Thank-you cards are one of the last wedding details to arrive, which is part of why they matter. They do not belong to the ceremony itself, nor fully to the planning that came before it. They sit just after the event, when the noise has dropped, the timeline is gone, and memory starts replacing logistics. That position changes their tone. They feel less performative than most wedding communication and, when done well, more personal than many couples expect.

There is no single correct way to send them. Some couples write quickly while details are still vivid. Others need distance before they can return to the day in a calm way. Some choose fully handwritten cards, others a printed card with a smaller personal line. What tends to matter most is not perfection. It is whether the message sounds like the couple, arrives within a believable window, and feels proportionate to the relationship it acknowledges.

Definition

Thank-you cards after a wedding are written or printed follow-up messages sent to guests to acknowledge their presence, their gift, their effort, or a combination of these. They are usually brief, but they carry more weight than their size suggests because they close the public part of the wedding in a private voice.

Tone Should Sound Recognizable

The strongest thank-you cards usually sound like an extension of how the couple actually speaks, not like borrowed formal language. A very polished note can feel distant if the couple is normally warm and direct. The opposite is also true: an overly casual message can flatten a meaningful gesture. A good middle ground is simple, precise wording with one real detail. Thank the guest, mention the gift or their presence, and include a small observation that could only belong to that card. That is often enough to make gratitude feel specific instead of mass-produced.

Timing Matters, But Only Up To A Point

Cards sent within a few weeks usually feel prompt and easy. Cards sent later can still feel thoughtful, provided they do not sound rushed or apologetic. What weakens the gesture is not a modest delay in itself, but the impression that the card was treated as an obligation to clear. Couples often make this harder than necessary by waiting for the perfect moment to write them all at once. In practice, steady batches work better. The message keeps its sincerity, and the task stops becoming larger in the mind than it is on paper.
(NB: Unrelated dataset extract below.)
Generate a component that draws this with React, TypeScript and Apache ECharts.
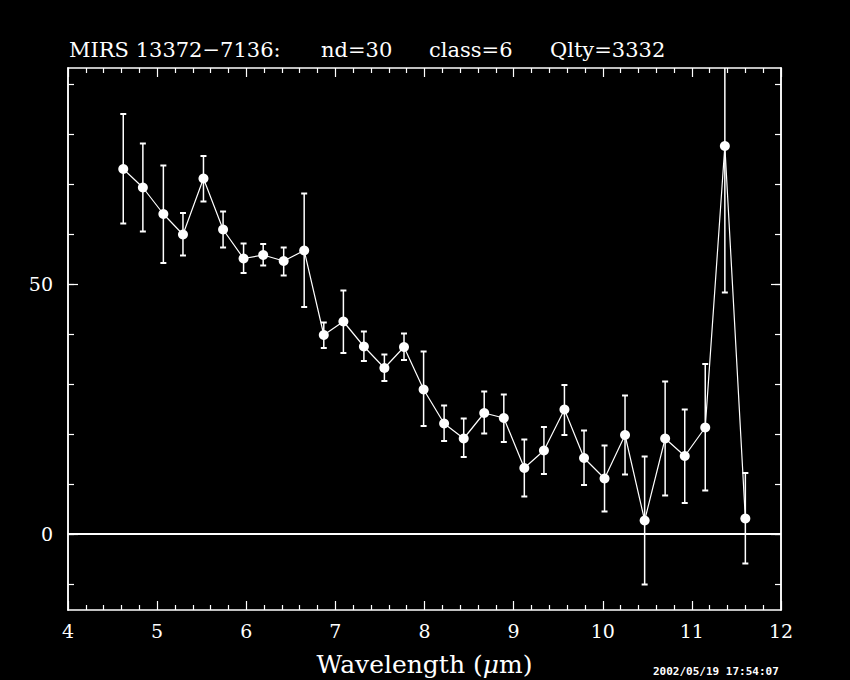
import React, { useEffect, useRef } from "react";
import * as echarts from "echarts";

// ---- data ----
const wavelength = [
  4.62, 4.84, 5.07, 5.29, 5.52, 5.74, 5.97, 6.19, 6.42, 6.65, 6.87, 7.09, 7.32, 7.55, 7.77, 7.99,
  8.22, 8.44, 8.67, 8.89, 9.12, 9.34, 9.57, 9.79, 10.02, 10.25, 10.47, 10.7, 10.92, 11.15, 11.37, 11.6,
];
const flux = [
  73.0, 69.3, 64.0, 59.9, 71.1, 60.9, 55.1, 55.8, 54.6, 56.7, 39.8, 42.5, 37.5, 33.2, 37.4, 28.9,
  22.1, 19.1, 24.2, 23.2, 13.2, 16.7, 24.9, 15.2, 11.1, 19.8, 2.7, 19.1, 15.6, 21.3, 77.6, 3.1,
];
const errLow = [
  62.1, 60.5, 54.2, 55.7, 66.5, 57.3, 52.2, 53.7, 51.7, 45.4, 37.2, 36.2, 34.6, 30.6, 34.8, 21.6,
  18.6, 15.4, 20.1, 18.4, 7.5, 12.0, 19.8, 9.8, 4.5, 11.9, -10.1, 7.7, 6.2, 8.7, 48.3, -5.9,
];
const errHigh = [
  84.0, 78.1, 73.7, 64.2, 75.6, 64.5, 58.1, 58.0, 57.3, 68.1, 42.3, 48.7, 40.5, 35.9, 40.1, 36.5,
  25.7, 23.1, 28.5, 27.9, 18.9, 21.4, 29.8, 20.7, 17.7, 27.7, 15.5, 30.5, 24.9, 34.0, 106.9, 12.2,
];
const yMajorTicks = [0, 50];
const yMinorTicks = [-10, 0, 10, 20, 30, 40, 50, 60, 70, 80, 90];
const X_MIN = 4;
const X_MAX = 12;
const Y_MIN = -15.2;
const Y_MAX = 93.2;

const titleParts = [
  { text: "MIRS 13372\u22127136:", x: 69 },
  { text: "nd=30", x: 321 },
  { text: "class=6", x: 429 },
  { text: "Qlty=3332", x: 550 },
];
const timestamp = "2002/05/19 17:54:07";

const SERIF = "'DejaVu Serif', 'Liberation Serif', serif";
const WHITE = "#ffffff";

export default function App() {
  const ref = useRef<HTMLDivElement>(null);

  useEffect(() => {
    document.body.style.margin = "0";
    document.body.style.background = "#000";
    if (!ref.current) return;
    const chart = echarts.init(ref.current, null, { renderer: "svg" });

    const axisLine = { show: true, onZero: false, lineStyle: { color: WHITE, width: 1.5 } };

    const xCommon = {
      type: "value" as const,
      min: X_MIN,
      max: X_MAX,
      interval: 1,
      axisLine,
      axisTick: { show: true, inside: true, length: 9, lineStyle: { color: WHITE, width: 1.2 } },
      minorTick: { show: true, splitNumber: 5, length: 5, lineStyle: { color: WHITE, width: 1.2 } },
      splitLine: { show: false },
      minorSplitLine: { show: false },
    };

    const yMajor = (position: "left" | "right", labels: boolean) => ({
      type: "value" as const,
      position,
      min: Y_MIN,
      max: Y_MAX,
      axisLine,
      axisTick: {
        show: true,
        inside: true,
        length: 10,
        customValues: yMajorTicks,
        lineStyle: { color: WHITE, width: 1.2 },
      },
      axisLabel: {
        show: labels,
        customValues: yMajorTicks,
        color: WHITE,
        fontSize: 19,
        fontFamily: SERIF,
        margin: 15,
      },
      splitLine: { show: false },
    });
    const yMinor = (position: "left" | "right") => ({
      type: "value" as const,
      position,
      min: Y_MIN,
      max: Y_MAX,
      axisLine,
      axisTick: {
        show: true,
        inside: true,
        length: 6,
        customValues: yMinorTicks,
        lineStyle: { color: WHITE, width: 1.2 },
      },
      axisLabel: { show: false },
      splitLine: { show: false },
    });

    const option: any = {
      animation: false,
      backgroundColor: "#000000",
      grid: {
        left: 68,
        top: 68,
        width: 713,
        height: 542,
        containLabel: false,
        outerBoundsMode: "none",
      },
      xAxis: [
        {
          ...xCommon,
          position: "bottom",
          axisLabel: {
            show: true,
            color: WHITE,
            fontSize: 19,
            fontFamily: SERIF,
            margin: 11,
          },
          name: "Wavelength ({i|\u03bc}m)",
          nameLocation: "middle",
          nameGap: 42,
          nameTextStyle: {
            color: WHITE,
            fontSize: 25,
            fontFamily: SERIF,
            rich: {
              i: { color: WHITE, fontSize: 25, fontFamily: SERIF, fontStyle: "italic" },
            },
          },
        },
        {
          ...xCommon,
          position: "top",
          axisLabel: { show: false },
        },
      ],
      yAxis: [yMajor("left", true), yMinor("left"), yMajor("right", false), yMinor("right")],
      graphic: [
        ...titleParts.map((p) => ({
          type: "text",
          left: p.x,
          top: 39,
          style: {
            text: p.text,
            fill: WHITE,
            font: `21px ${SERIF}`,
          },
        })),
        {
          type: "text",
          left: 653,
          top: 666,
          style: {
            text: timestamp,
            fill: WHITE,
            font: `bold 11px 'DejaVu Sans Mono', monospace`,
          },
        },
      ],
      series: [
        {
          type: "custom",
          xAxisIndex: 0,
          yAxisIndex: 0,
          clip: true,
          z: 2,
          data: wavelength.map((x, i) => [x, errLow[i], errHigh[i]]),
          encode: { x: 0, y: [1, 2] },
          renderItem: (_params: any, api: any) => {
            const x = api.value(0);
            const lo = api.value(1);
            const hi = api.value(2);
            const top = api.coord([x, Math.min(hi, Y_MAX)]);
            const bot = api.coord([x, Math.max(lo, Y_MIN)]);
            const style = { stroke: WHITE, lineWidth: 1.5 };
            const children: any[] = [
              { type: "line", shape: { x1: top[0], y1: top[1], x2: bot[0], y2: bot[1] }, style },
            ];
            const cap = 3;
            if (hi <= Y_MAX)
              children.push({
                type: "line",
                shape: { x1: top[0] - cap, y1: top[1], x2: top[0] + cap, y2: top[1] },
                style: { stroke: WHITE, lineWidth: 2 },
              });
            if (lo >= Y_MIN)
              children.push({
                type: "line",
                shape: { x1: bot[0] - cap, y1: bot[1], x2: bot[0] + cap, y2: bot[1] },
                style: { stroke: WHITE, lineWidth: 2 },
              });
            return { type: "group", children };
          },
        },
        {
          type: "line",
          xAxisIndex: 0,
          yAxisIndex: 0,
          z: 3,
          data: wavelength.map((x, i) => [x, flux[i]]),
          symbol: "circle",
          symbolSize: 10,
          showSymbol: true,
          itemStyle: { color: WHITE, borderWidth: 0 },
          lineStyle: { color: WHITE, width: 1.2 },
          markLine: {
            silent: true,
            symbol: ["none", "none"],
            label: { show: false },
            lineStyle: { color: WHITE, width: 2, type: "solid" },
            data: [{ yAxis: 0 }],
          },
        },
      ],
    };

    chart.setOption(option);
    return () => chart.dispose();
  }, []);

  return (
    <div
      ref={ref}
      style={{ position: "fixed", left: 0, top: 0, width: 850, height: 680, background: "#000" }}
    />
  );
}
Invitations & Stationery – Category

The first impression of a wedding is often created through printed details. From save-the-dates to menus and place cards, paper elements communicate the style and mood of the celebration. Thoughtful design choices in typography, colors, and materials help create a cohesive look that guides guests through the wedding day with elegance and personality.

Format Shapes The Message Before It Is Read

In wedding stationery, format is never neutral. A folded card on textured stock carries a different signal from a flat printed note with two signatures added at the end. Neither is automatically better. The right format depends on scale, time, budget, and the tone of the wedding itself. Fully handwritten cards often feel most intimate, especially for smaller guest lists. Printed cards with handwritten additions can be the more sensible choice for larger weddings, as long as the personal line does real work and is not reduced to a name alone.
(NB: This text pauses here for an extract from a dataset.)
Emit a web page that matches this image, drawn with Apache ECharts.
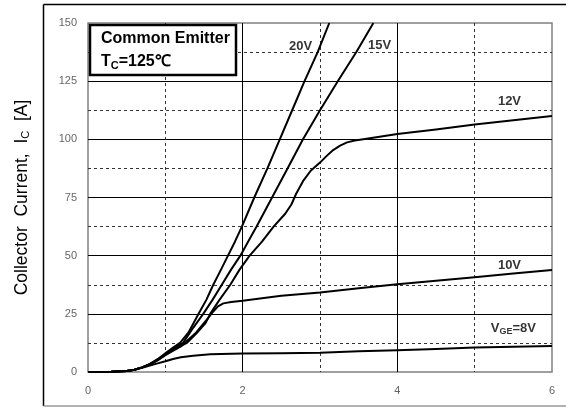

Specificity Matters More Than Length

Couples often assume a good thank-you card needs several sentences to feel generous. Usually it does not. A short note with one exact detail carries more emotional weight than a longer card built from generic appreciation. Mentioning that someone traveled a long way, stayed late to help, made the room feel calmer, or chose a gift that genuinely fits the couple gives the card shape. This is also where different guests may need different levels of detail. Close family, witnesses, and friends who played a visible role often merit a fuller note than a standard guest card.

A Final Gesture In The Aftermath

Thank-you cards belong naturally to the emotional territory of after. They are part of what remains once the wedding is over but not yet fully behind the couple. That is why their mood matters as much as their etiquette. They do not need to summarize the day or prove how grateful the couple is. They only need to acknowledge, clearly and without strain, that something was shared and is still being held in mind. In that sense, a good thank-you card feels less like administration and more like the last quiet sentence of the wedding.

After
After

After the ritual ends, life begins again. What remains is not ceremony, but habit, memory, and the quiet work of living with what was promised.

Conclusion

Thank-you cards do not need to be elaborate to feel right after a wedding. They need the correct proportions: a tone that sounds real, timing that still feels connected to the event, and a format that suits both the guest list and the couple. Once those parts align, even a brief card can do something lasting. It closes the wedding gently, without trying to repeat it.